Step 6: Production Monitoring and Alerting
Once deployed, LangSmith monitors every query in production. Dashboards track latency percentiles, token usage, confidence distribution, and error rates. Alerts fire when things drift:
from langsmith import traceable
@traceable(name="support_agent_query")
def handle_support_query(question: str, user_id: str) -> dict:
"""Production entry point — automatically traced in LangSmith."""
config = {"configurable": {"thread_id": user_id}}
result = agent.invoke({"messages": [("user", question)]}, config)
# Log to monitoring
track_metrics({
"confidence": result["confidence"],
"question_type": result["question_type"],
"latency_ms": result.get("_latency_ms"),
"escalated": result["needs_human"],
})
return result
The monitoring dashboard shows patterns that evaluations miss. Confidence scores trending downward across a week usually means docs have changed and embeddings are stale — time to re-index. A spike in escalation rate after a deploy means the classify node is being too conservative. These signals are visible in LangSmith within hours, not days.
Real-World Example
Two months after launching the LangGraph agent, Dani's support metrics tell the story. Accuracy sits at 91%, up from 65% with the basic RAG chatbot. The 35% human-correction rate dropped to 12% — and those 12% are genuine edge cases that get flagged automatically by the confidence scoring, not silent failures that erode trust.

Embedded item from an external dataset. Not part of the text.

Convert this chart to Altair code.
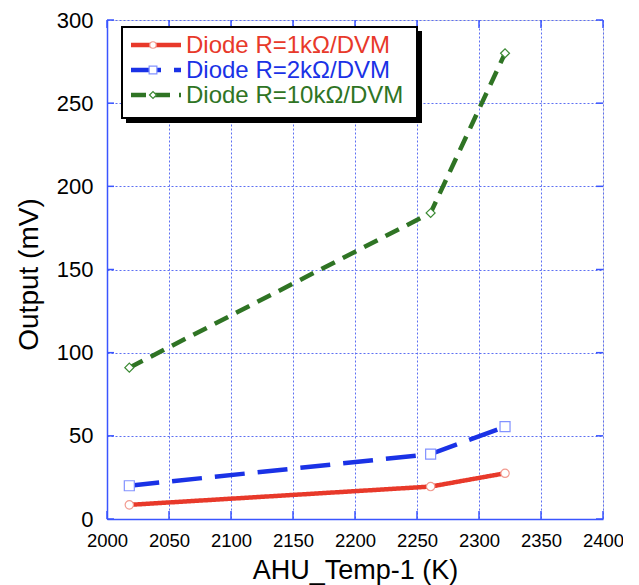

The multi-step handling is the biggest win. Questions like "How do I migrate from v2 webhooks to v3 and also update my OAuth scopes?" used to get a partial answer or a hallucination. Now they decompose into sub-queries, each pulling the right docs, and the final answer cites both the webhook migration guide and the OAuth changelog.
Monthly cost went from $2,400 in API calls with negative ROI to $1,800 serving 12,000 queries at $0.15 each — compared to $4.20 per ticket when a human handles it. The CI quality gate has blocked 3 bad deployments that would have degraded accuracy. And when something does go wrong, the team opens the LangSmith trace, sees exactly which node failed and why, and fixes it in the same afternoon. No more "the bot gave a bad answer last Tuesday and we have no idea why."